Conservative Readings
“But it's not settled,” I can hear some of you say. “Many of us don't agree even to this day that abortion should be legal, we don't agree with the ruling, and we don't agree with the rationale for the ruling.”
Well, all of that may be, but this now becomes the core rationale behind stare decisis as a legal principle. Informally, stare decisis is the notion that what has been decided should stay decided—or, at least, tend to stay decided unless circumstances change materially.
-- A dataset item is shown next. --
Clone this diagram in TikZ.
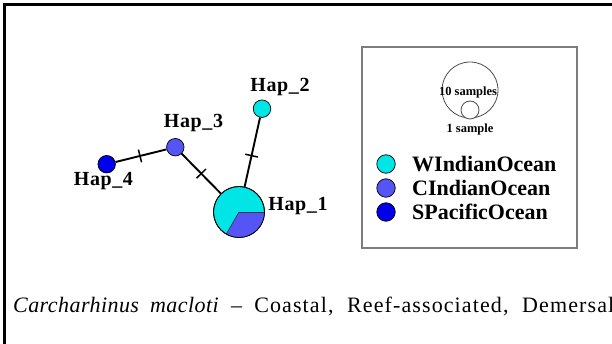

As I researched this article, I was interested by a quote from Justice Antonin Scalia on the matter. According to Wikipedia, Scalia has opined, “Stare decisis is not usually a doctrine used in civil law systems, because it violates the principle that only the legislature may make law.” I agree with Scalia to the extent that it would be ideal to have legislatures be the ones to make law, provided it's within the scope of the Constitution, though I don't think it follows that judges have no discretion to fill gaps. We'd not even have Marbury vs. Madison without that. To me, the principle of stare decisis seems one of the most stable ways of filling gaps, far superior to having a judge make up a theory that is in conflict with the status quo.
Wikipedia goes on, presumably still summarizing Scalia's point of view, but no longer as a quotation. Here I quote Wikipedia, therefore, and not Scalia, although I assume this to be Scalia's position: “However, there is still room within an originalist paradigm for stare decisis; whenever the plain meaning of the text has alternative constructions, past precedent is generally considered a valid guide, with the qualifier being that it cannot change what the text actually says.”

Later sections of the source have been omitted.